I know, I know, it is past the first week of October, but it truly doesn't feel like I can start a new month of blogging without doing a wrap up post, just for the fact that I need to actually remember what I read the month before! September was a super hectic month for me, and I know that it reflected here in the blog. I had midterms and projects and things of that sort, and so I am sorry for the fact that there weren't that many posts last month. I managed 9 posts on here, with two reviews, and I actually read nine books as well. Overall, a pretty solid month! I've also upped my yearly challenge on Goodreads to 110, which I am really hoping to get to, so cross your fingers for me! Anyways, here we go with the wrap up!
Queen of Shadows – Sarah J Maas
☆☆☆☆☆
(spoilers!) The queen has returned.
Everyone
Celaena Sardothien loves has been taken from her. But she’s at last
returned to the empire—for vengeance, to rescue her once-glorious
kingdom, and to confront the shadows of her past…
She has embraced her identity as Aelin Galathynius, Queen of Terrasen. But before she can reclaim her throne, she must fight.
She
will fight for her cousin, a warrior prepared to die for her.
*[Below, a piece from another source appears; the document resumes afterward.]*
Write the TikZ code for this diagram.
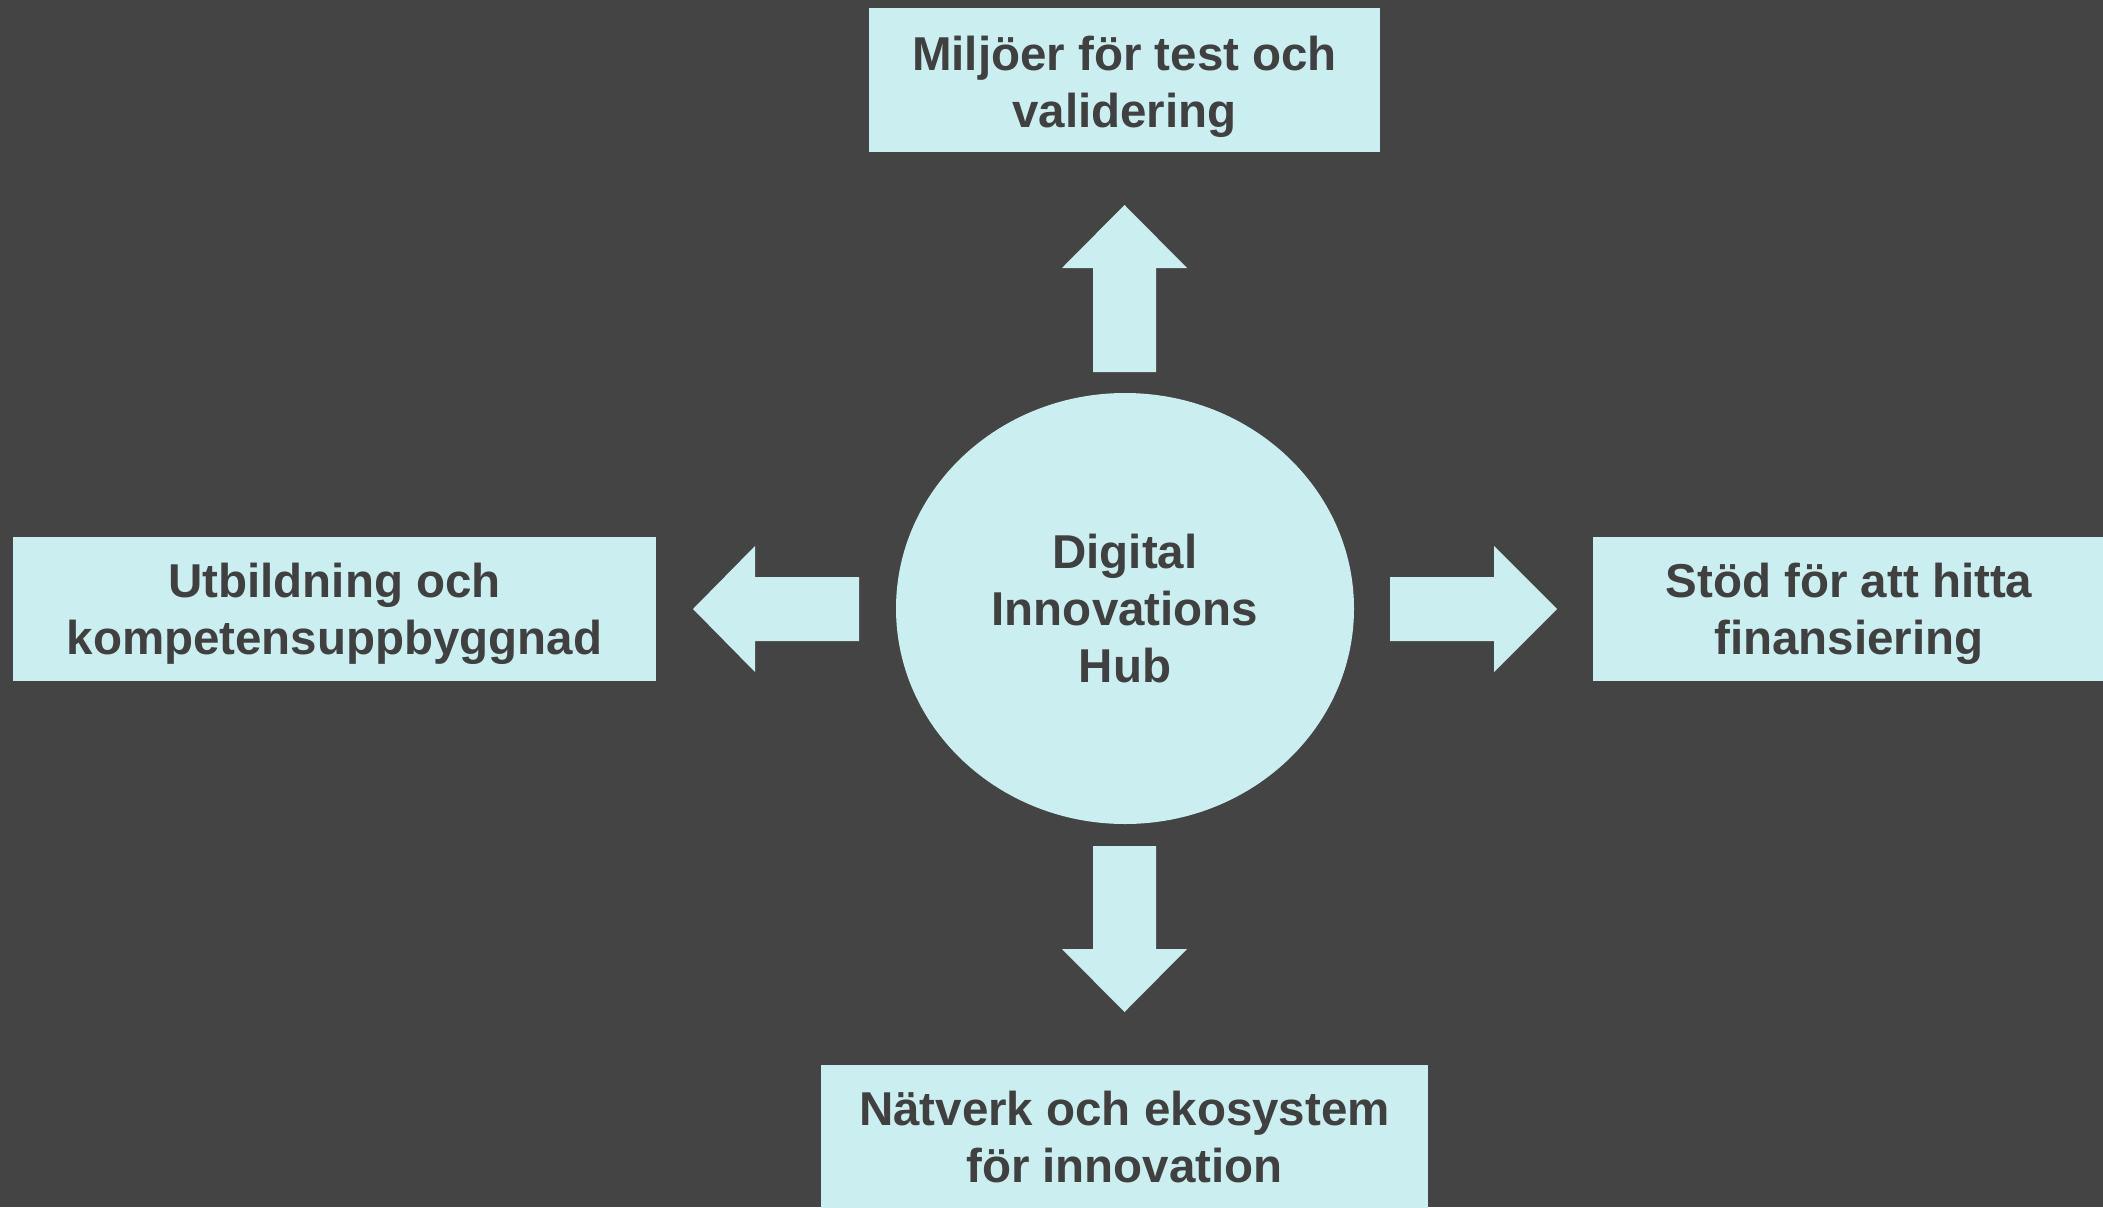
\documentclass[tikz,border=0pt]{standalone}
\usepackage{fontspec}
\setmainfont{Liberation Sans}
\usetikzlibrary{shapes.geometric}
\definecolor{bgc}{HTML}{444444}
\definecolor{boxc}{HTML}{CBEEF0}
\definecolor{txtc}{HTML}{404040}
\begin{document}
\begin{tikzpicture}[x=1pt,y=-1pt,
  lbl/.style={text=txtc,align=center,inner sep=0pt,font=\fontsize{47.5}{57}\selectfont\bfseries},
  topicbox/.style={fill=boxc,draw=none,inner sep=0pt,minimum height=144pt},
  blockarrow/.style={fill=boxc,draw=none}]
\fill[bgc] (0,0) rectangle (2103,1207);
\useasboundingbox (0,0) rectangle (2103,1207);
% centre
\node[lbl,ellipse,fill=boxc,minimum width=458pt,minimum height=431pt] (hub) at (1125,608.5) {Digital\\Innovations\\Hub};
% boxes
\node[topicbox,minimum width=511pt] (top) at (1124.5,80) {};
\node[lbl,yshift=-7pt] (toptext) at (top) {Miljöer för test och\\validering};
\node[topicbox,minimum width=643pt] (left) at (334.5,609) {};
\node[lbl,yshift=-4.5pt] (lefttext) at (left) {Utbildning och\\kompetensuppbyggnad};
\node[topicbox,minimum width=512pt] (right) at (1849,609) {};
\node[lbl,yshift=-4.5pt] (righttext) at (right) {Stöd för att hitta\\finansiering};
\node[topicbox,minimum width=607pt] (bottom) at (1124.5,1137) {};
\node[lbl] (bottomtext) at (bottom) {Nätverk och ekosystem\\för innovation};
% block arrows
\fill[blockarrow] (1093,372) -- (1093,268) -- (1062,268) -- (1124.5,205) -- (1187,268) -- (1156,268) -- (1156,372) -- cycle;
\fill[blockarrow] (1093,846) -- (1093,949) -- (1062,949) -- (1124.5,1012) -- (1187,949) -- (1156,949) -- (1156,846) -- cycle;
\fill[blockarrow] (859,577) -- (755,577) -- (755,546) -- (693,609) -- (755,672) -- (755,641) -- (859,641) -- cycle;
\fill[blockarrow] (1390,577) -- (1494,577) -- (1494,546) -- (1557,609) -- (1494,672) -- (1494,641) -- (1390,641) -- cycle;
\end{tikzpicture}
\end{document}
She will
fight for her friend, a young man trapped in an unspeakable prison. And
she will fight for her people, enslaved to a brutal king and awaiting
their lost queen’s triumphant return.
The fourth volume in the New York Times
bestselling series contrinues Celaena’s epic journey and builds to a
passionate, agonizing crescendo that might just shatter her world.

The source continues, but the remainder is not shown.